While on vacation in the middle of August, the bank without notice proceeded to dishonour the company's cheques.
The Judge found that the bank had failed to give reasonable notice and as a resulting in the owner being forced to sell his business at a significantly reduced purchase price. The judge ordered the bank to pay damages of $344,000.00.
The Judge took into consideration the businesses past dealings with the bank's overdraft and credit facilities and found that the owner could not have anticipated the sudden termination of his overdraft privileges while on vacation.
Many banks have undergone significant reorganization which has resulted in swift and numerous personnel changes. Banks need to closely monitor how changes in personnel effects business practices and styles. If trouble shooters are brought in to get tough on poor performing accounts, changes in the bank's expectations must be clearly communicated to the customer and sufficient time provided to meet those expectations.

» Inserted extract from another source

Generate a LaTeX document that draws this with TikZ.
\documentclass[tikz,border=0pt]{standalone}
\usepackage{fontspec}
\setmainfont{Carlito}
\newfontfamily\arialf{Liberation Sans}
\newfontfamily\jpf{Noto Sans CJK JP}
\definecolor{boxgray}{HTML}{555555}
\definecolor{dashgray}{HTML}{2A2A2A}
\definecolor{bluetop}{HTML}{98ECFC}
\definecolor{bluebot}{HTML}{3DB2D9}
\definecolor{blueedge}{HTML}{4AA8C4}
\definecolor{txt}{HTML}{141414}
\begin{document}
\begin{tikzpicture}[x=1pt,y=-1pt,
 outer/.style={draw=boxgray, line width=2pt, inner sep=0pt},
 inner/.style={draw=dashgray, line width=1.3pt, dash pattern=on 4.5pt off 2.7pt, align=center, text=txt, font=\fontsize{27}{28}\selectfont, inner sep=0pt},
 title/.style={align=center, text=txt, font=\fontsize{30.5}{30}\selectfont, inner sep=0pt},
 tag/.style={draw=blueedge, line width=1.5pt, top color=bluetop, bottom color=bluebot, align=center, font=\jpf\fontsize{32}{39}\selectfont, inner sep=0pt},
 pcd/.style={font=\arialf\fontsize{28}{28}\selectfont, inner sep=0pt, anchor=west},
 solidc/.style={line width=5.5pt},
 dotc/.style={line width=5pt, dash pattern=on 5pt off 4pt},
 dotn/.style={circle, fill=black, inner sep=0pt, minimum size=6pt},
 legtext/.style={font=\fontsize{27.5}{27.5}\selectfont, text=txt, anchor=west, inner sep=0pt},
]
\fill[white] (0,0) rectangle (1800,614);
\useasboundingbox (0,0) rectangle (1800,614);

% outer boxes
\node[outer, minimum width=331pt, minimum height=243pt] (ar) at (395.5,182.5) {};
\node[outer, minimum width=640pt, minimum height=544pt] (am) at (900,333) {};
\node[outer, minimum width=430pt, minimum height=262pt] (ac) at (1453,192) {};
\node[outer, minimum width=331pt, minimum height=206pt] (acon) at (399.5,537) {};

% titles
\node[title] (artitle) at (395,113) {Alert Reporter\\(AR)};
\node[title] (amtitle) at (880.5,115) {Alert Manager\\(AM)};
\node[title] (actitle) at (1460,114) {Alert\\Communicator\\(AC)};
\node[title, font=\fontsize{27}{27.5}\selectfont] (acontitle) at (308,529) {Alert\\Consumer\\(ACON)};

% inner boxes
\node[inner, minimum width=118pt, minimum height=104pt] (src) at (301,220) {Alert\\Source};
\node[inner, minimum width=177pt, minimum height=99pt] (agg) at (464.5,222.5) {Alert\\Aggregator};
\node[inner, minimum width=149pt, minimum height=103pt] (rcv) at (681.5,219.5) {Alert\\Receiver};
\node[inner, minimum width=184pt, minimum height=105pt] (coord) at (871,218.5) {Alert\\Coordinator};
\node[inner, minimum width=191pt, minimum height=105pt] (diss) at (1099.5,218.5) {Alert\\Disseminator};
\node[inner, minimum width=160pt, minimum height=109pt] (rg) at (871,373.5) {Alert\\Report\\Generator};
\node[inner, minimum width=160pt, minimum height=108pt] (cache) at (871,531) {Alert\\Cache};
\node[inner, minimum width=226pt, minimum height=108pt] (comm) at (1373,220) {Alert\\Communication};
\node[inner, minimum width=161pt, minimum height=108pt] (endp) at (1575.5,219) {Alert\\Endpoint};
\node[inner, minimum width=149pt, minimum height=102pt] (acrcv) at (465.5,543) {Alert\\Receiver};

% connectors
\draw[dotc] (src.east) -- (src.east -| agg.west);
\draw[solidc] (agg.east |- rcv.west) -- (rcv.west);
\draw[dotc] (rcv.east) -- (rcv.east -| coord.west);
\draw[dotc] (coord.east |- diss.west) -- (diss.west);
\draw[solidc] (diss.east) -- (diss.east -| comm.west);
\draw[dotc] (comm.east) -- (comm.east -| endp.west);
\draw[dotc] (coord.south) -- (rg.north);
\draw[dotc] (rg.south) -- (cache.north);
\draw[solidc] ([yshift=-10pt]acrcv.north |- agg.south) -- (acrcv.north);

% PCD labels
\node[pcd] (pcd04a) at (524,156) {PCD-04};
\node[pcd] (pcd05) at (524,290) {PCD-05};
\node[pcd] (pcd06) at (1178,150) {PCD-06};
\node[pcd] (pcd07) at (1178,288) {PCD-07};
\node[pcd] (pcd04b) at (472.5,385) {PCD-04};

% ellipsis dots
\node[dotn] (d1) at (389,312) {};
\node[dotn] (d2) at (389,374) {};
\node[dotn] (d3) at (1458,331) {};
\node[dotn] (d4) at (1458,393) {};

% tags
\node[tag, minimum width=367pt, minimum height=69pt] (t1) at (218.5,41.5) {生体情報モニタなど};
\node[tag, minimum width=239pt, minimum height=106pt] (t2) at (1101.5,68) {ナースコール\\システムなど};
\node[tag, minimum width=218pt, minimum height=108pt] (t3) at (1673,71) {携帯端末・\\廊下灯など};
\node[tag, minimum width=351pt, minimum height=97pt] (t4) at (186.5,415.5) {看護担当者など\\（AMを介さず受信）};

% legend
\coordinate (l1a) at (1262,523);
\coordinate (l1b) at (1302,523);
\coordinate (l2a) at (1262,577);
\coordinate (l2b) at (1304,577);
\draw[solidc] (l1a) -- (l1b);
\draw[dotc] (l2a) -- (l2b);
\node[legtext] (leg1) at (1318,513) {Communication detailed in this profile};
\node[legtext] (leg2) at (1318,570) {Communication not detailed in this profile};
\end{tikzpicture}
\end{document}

Traditionally the amount of damages a customer could recover for a bank's failure to give reasonable notice was limited to those losses that were reasonably foreseeable at the time the contract was formed (as opposed to when the breach is committed).
This principle was successfully challenged in the court case of Murano v. Bank of Montreal.

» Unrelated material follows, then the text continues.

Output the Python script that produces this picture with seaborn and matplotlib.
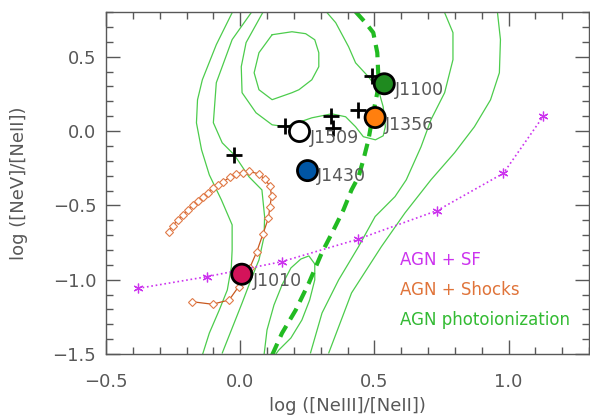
import numpy as np
import matplotlib
matplotlib.use("Agg")
import matplotlib.pyplot as plt
import seaborn as sns

sns.set_theme(style="ticks")
plt.rcParams['font.family'] = ['DejaVu Sans']

GREY = '#585858'

# galaxies
gal_names = ['J1100', 'J1356', 'J1509', 'J1430', 'J1010']
gal_x = [0.537, 0.503, 0.221, 0.251, 0.006]
gal_y = [0.318, 0.091, -0.003, -0.266, -0.963]
gal_colors = ['#1f8a1f', '#ff7f0e', '#ffffff', '#0055a4', '#d4135a']
lab_x = [0.577, 0.541, 0.258, 0.286, 0.048]
lab_y = [0.273, 0.042, -0.048, -0.301, -1.008]

# other objects (crosses)
plus_x = [-0.022, 0.167, 0.340, 0.346, 0.438, 0.493]
plus_y = [-0.160, 0.031, 0.098, 0.020, 0.143, 0.367]

# AGN + SF mixing sequence
sf_x = [-0.380, -0.125, 0.154, 0.438, 0.734, 0.981, 1.129]
sf_y = [-1.058, -0.980, -0.879, -0.728, -0.535, -0.284, 0.098]

# AGN + shocks model track
sh_x = [-0.179, -0.103, -0.041, -0.006, 0.036, 0.062, 0.085, 0.105, 0.111, 0.117,
        0.111, 0.091, 0.070, 0.033, 0.011, -0.016, -0.038, -0.063, -0.084, -0.103,
        -0.121, -0.140, -0.158, -0.177, -0.195, -0.214, -0.232, -0.251, -0.267]
sh_y = [-1.148, -1.165, -1.136, -1.047, -0.919, -0.811, -0.692, -0.586, -0.508, -0.436,
        -0.369, -0.324, -0.288, -0.272, -0.279, -0.288, -0.310, -0.340, -0.362, -0.384,
        -0.414, -0.441, -0.468, -0.497, -0.530, -0.563, -0.597, -0.637, -0.676]

# AGN photoionization density contours
c1_x = [0.119, 0.193, 0.244, 0.278, 0.293, 0.293, 0.267, 0.219, 0.193, 0.119, 0.070, 0.052, 0.070, 0.119]
c1_y = [0.648, 0.668, 0.655, 0.614, 0.527, 0.433, 0.345, 0.278, 0.258, 0.211, 0.278, 0.392, 0.527, 0.648]

c2_x = [0.085, 0.022, 0.004, 0.007, 0.059, 0.119, 0.170, 0.267, 0.341, 0.393, 0.430,
        0.459, 0.504, 0.533, 0.541, 0.533, 0.515, 0.478, 0.430, 0.404, 0.356, 0.322]
c2_y = [0.80, 0.595, 0.433, 0.258, 0.123, 0.042, 0.029, 0.089, 0.116, 0.096, 0.029,
        -0.038, -0.059, -0.032, 0.029, 0.163, 0.278, 0.365, 0.459, 0.567, 0.729, 0.80]

c3_x = [-0.030, -0.089, -0.141, -0.159, -0.163, -0.144, -0.115, -0.070, -0.030, -0.030,
        -0.033, -0.048, -0.078, -0.115, -0.141]
c3_y = [0.796, 0.581, 0.345, 0.210, 0.055, -0.126, -0.295, -0.463, -0.631, -0.800,
        -0.915, -1.069, -1.204, -1.359, -1.507]

c4_x = [0.041, -0.030, -0.089, -0.100, -0.067, -0.022, 0.033, 0.081, 0.091, 0.089,
        0.070, 0.044, 0.007, -0.067]
c4_y = [0.796, 0.615, 0.325, 0.056, -0.079, -0.160, -0.308, -0.396, -0.575, -0.710,
        -0.867, -0.982, -1.157, -1.494]

c5_x = [0.762, 0.793, 0.793, 0.762, 0.711, 0.674, 0.619, 0.577, 0.503, 0.441, 0.367, 0.305, 0.262]
c5_y = [0.796, 0.662, 0.480, 0.258, 0.076, -0.106, -0.328, -0.441, -0.575, -0.778, -1.001, -1.224, -1.493]

c6_x = [0.959, 0.970, 0.966, 0.933, 0.873, 0.799, 0.711, 0.614, 0.526, 0.415, 0.330]
c6_y = [0.796, 0.615, 0.392, 0.210, 0.029, -0.146, -0.328, -0.551, -0.778, -1.089, -1.493]

c7_x = [0.089, 0.100, 0.126, 0.156, 0.189, 0.226, 0.256, 0.278, 0.278, 0.259, 0.230, 0.189, 0.144, 0.130]
c7_y = [-1.505, -1.338, -1.170, -1.035, -0.921, -0.861, -0.840, -0.894, -1.001, -1.136, -1.271, -1.392, -1.473, -1.507]

# thick dashed ridge line
rd_x = [0.430, 0.467, 0.496, 0.511, 0.515, 0.511, 0.496, 0.478, 0.459, 0.441, 0.415,
        0.385, 0.348, 0.304, 0.256, 0.207, 0.156, 0.119]
rd_y = [0.803, 0.729, 0.662, 0.527, 0.365, 0.258, 0.123, -0.059, -0.194, -0.308, -0.396,
        -0.530, -0.665, -0.820, -1.022, -1.204, -1.359, -1.507]

legend_labels = ['AGN + SF', 'AGN + Shocks', 'AGN photoionization']
legend_colors = ['#cc33ee', '#e0743a', '#33bb33']

fig = plt.figure(figsize=(5.9, 4.18), dpi=100)
ax = fig.add_axes([0.1797, 0.153, 0.8186, 0.818])

for cx, cy in [(c1_x, c1_y), (c2_x, c2_y), (c3_x, c3_y), (c4_x, c4_y),
               (c5_x, c5_y), (c6_x, c6_y), (c7_x, c7_y)]:
    sns.lineplot(x=cx, y=cy, sort=False, estimator=None, color='#4ccc4c', lw=0.9, ax=ax)

sns.lineplot(x=rd_x, y=rd_y, sort=False, estimator=None, color='#22bb22', lw=3,
             linestyle=(0, (3, 1.8)), ax=ax)

sns.lineplot(x=sh_x, y=sh_y, sort=False, estimator=None, color='#c8581e', lw=0.9,
             marker='D', markersize=4.5, markerfacecolor='white',
             markeredgecolor='#e07a48', markeredgewidth=0.8, ax=ax)

sns.lineplot(x=sf_x, y=sf_y, sort=False, estimator=None, color='#cc33ee', lw=1.2,
             linestyle=':', marker=(6, 2, 0), markersize=7,
             markeredgecolor='#cc33ee', markeredgewidth=0.9, ax=ax)

sns.scatterplot(x=plus_x, y=plus_y, marker='+', s=120, color='black', linewidth=2, ax=ax, zorder=5)

sns.scatterplot(x=gal_x, y=gal_y, hue=gal_names, palette=dict(zip(gal_names, gal_colors)),
                s=210, edgecolor='black', linewidth=2, legend=False, ax=ax, zorder=6)

for name, lx, ly in zip(gal_names, lab_x, lab_y):
    ax.text(lx, ly, name, fontsize=12.5, color=GREY, va='center', ha='left', zorder=7)

for i, (lab, col) in enumerate(zip(legend_labels, legend_colors)):
    ax.text(0.594, -0.867 - 0.202 * i, lab, fontsize=12, color=col, va='center', ha='left')

ax.set_xlim(-0.5, 1.3)
ax.set_ylim(-1.5, 0.8)
ax.set_xticks([-0.5, 0.0, 0.5, 1.0])
ax.set_yticks([-1.5, -1.0, -0.5, 0.0, 0.5])
ax.set_xticklabels(['\u22120.5', '0.0', '0.5', '1.0'])
ax.set_yticklabels(['\u22121.5', '\u22121.0', '\u22120.5', '0.0', '0.5'])
ax.xaxis.set_minor_locator(matplotlib.ticker.MultipleLocator(0.1))
ax.yaxis.set_minor_locator(matplotlib.ticker.MultipleLocator(0.1))
ax.tick_params(which='both', direction='in', top=True, right=True, colors=GREY,
               labelsize=13, width=1)
ax.tick_params(which='major', length=10)
ax.tick_params(which='minor', length=5)
ax.tick_params(axis='x', which='major', pad=14)
ax.tick_params(axis='y', which='major', pad=7)
for sp in ax.spines.values():
    sp.set_color(GREY)
    sp.set_linewidth(1)
ax.set_xlabel('log ([NeIII]/[NeII])', fontsize=13, color=GREY, labelpad=4)
ax.set_ylabel('log ([NeV]/[NeII])', fontsize=13, color=GREY, labelpad=18)
ax.set_facecolor('white')

fig.savefig('out.png', dpi=100)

Mr. Murano was a successful entrepreneur whose companies owned Bandito Video stores in the Waterloo Region and throughout other cities in Ontario. The Bank, concerned about its security, demanded an immediate repayment of approximately $275,000.00 in demand loans made to two of Mr. Murano's companies. The next day, the Bank installed a receiver at two retail locations in Waterloo Region. At the time that the loan was called, Mr. Murano was in the middle of undertaking a major expansion of his business and had arranged financing with other institutional and individuals investors .
The Bank added insult to injury by telling other lenders that Mr. Murano was dishonest and in desperate financial circumstances.
As a result of the Bank's actions, the other investors lost confidence and cancelled the financing arrangements and in some circumstances demanded repayment of unrelated loans.
The Judge in this case found that all of the losses, including the lost profits from proceeding with the expansion were triggered by the Bank's conduct which had a ripple effect on all of Mr. Murano's businesses.
What makes this case most important to business people is that for the first time damages were assessed, not on the basis of what was foreseeable at the time that the initial banking relationship was established, but rather, what losses were foreseeable at or around the date that the Bank breached its contract.
As a result of this approach, Mr. Murano was not only able to recover losses for the companies that dealt with the Bank, but also business losses suffered by his other companies which were not Bank clients.
These two cases send a message to lending institutions that they must not be too quick to protect their own interests and ignore their contractual obligation to communicate with their customers. Failure to do so may cost more than it used to.